One of the more infamous inmates at the prison was Patrick J. Whelan, who was convicted and sentenced to hang for the murder of Thomas D’Arcy McGee. Some people to this day believe Whelan was subjected to an unfair trial and hanged for a crime he didn’t commit. Whelan has executed on Feb. 11, 1869, in front of around 5,000 people. The final execution at the jail took place in 1946 and the gallows are still intact and fully functional.
Staff and guests have reported seeing Whalen standing at the end of their beds, watching them or in his holding cell, destined to walk the halls of the place he believes he was unfairly imprisoned.
Nestled along the Rideau Canal between the Chateau Laurier and Parliament Hill is another haunted hotbed, the Bytown Museum. First constructed in 1827, the building that houses the museum is the oldest remaining stone building in Ottawa.

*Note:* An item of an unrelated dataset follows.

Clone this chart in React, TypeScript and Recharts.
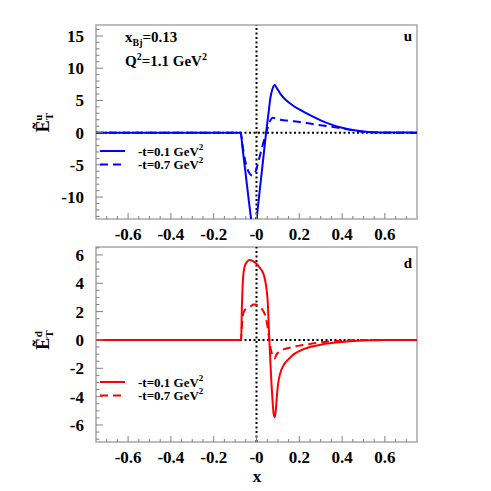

Cyclists ride by the Bytown Museum (right) that sits below the Chateau Laurier Hotel in downtown Ottawa, Thursday May 22, 2008.
One of the more prominent reported ghosts in the building is former supply manager Duncan McNab, who worked during the construction of the canal. Staff and visitors have reported doors shaking almost off their hinges, porcelain dolls that cry and footsteps up and down the stairs from the first floor to the second. Some also claim that Colonel John By also haunts the building.
A tragic death is the source of the haunting of this mill in Manotick. The mill was fully completed in 1861 by founders Joseph Merrill Currier and Moss Kent Dickinson — also the founder of the surrounding town of Manotick — as one of several in the area.
Watson’s mill in Manotick has been reported as one of the most haunted places in the city. Visitors claim that on dreary days, a woman who was tragically killed at the mill can be seen staring out the second-floor windows.
Tragically, shortly after the mill was completed, Currier brought his young wife, Ann Crosby, on a tour of the mill. Partway through the tour, while the couple was on the second floor, Crosby’s dress became tangled in the moving machinery and she was slammed against a support post and killed instantly.
Visitors have reported hearing footsteps coming from the second floor and on dreary days, some say they have seen Crosby staring out the windows, looking at the world she never got to fully experience.